1968
From Fan History Wiki
1968 is a year of modern fan fiction infancy. Events with lasting repercussions that will be for felt years and years did not seem to be happening. The Star Trek community will produce a few zines. These are, according to Joan Marie Verba in Bolding Writing, ST-Phile 1 which went to press in January and had permission to publish from Gene Roddenberry, and Spockanalia 2 which was published in April, which had several letters from the cast. The latter zine is notable because it contained a piece of fan fiction by Lois McMaster Bujold who would later go pro and win a Hugo award for her writing. Spockanalia 3 came out in September. ST-Phile 2 would be published in November.
At the same time that these Star Trek fanzines were being published, the other parts of the Star Trek community were still heavily involved in the existing science fiction community. Members attended science fiction conventions, helped to run conventions, and published and contributed to science fiction fanzines. This relationship of the two existing in the same community space would continue for a number of years.

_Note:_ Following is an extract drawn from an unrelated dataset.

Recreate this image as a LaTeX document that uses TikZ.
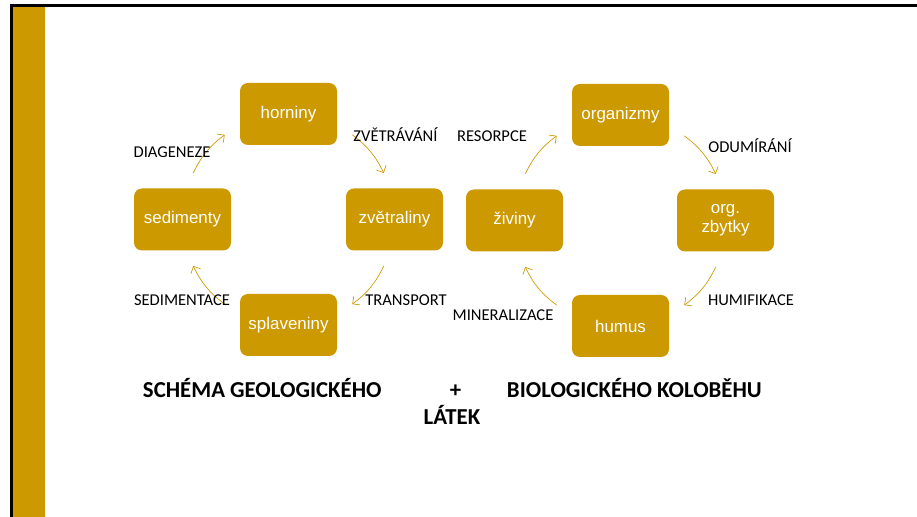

The Sherlock Holmes community would continue on with its various activities, clubs and discussions. Their practices and fan fiction culture, which they called pastiche, would remain far removed from media based fan fiction for almost 30 years before beginning to integrate into, on minimal level, the larger fan fiction community. This separation was most likely the result of this community seeing its practices as part of a long standing literary tradition.
In canon universes, Star Trek was still on the air, Man from U.N.C.L.E. was in its last season, Captain Scarlet and the Mysterons is in its first and only year on television and Dark Shadows was still on the air.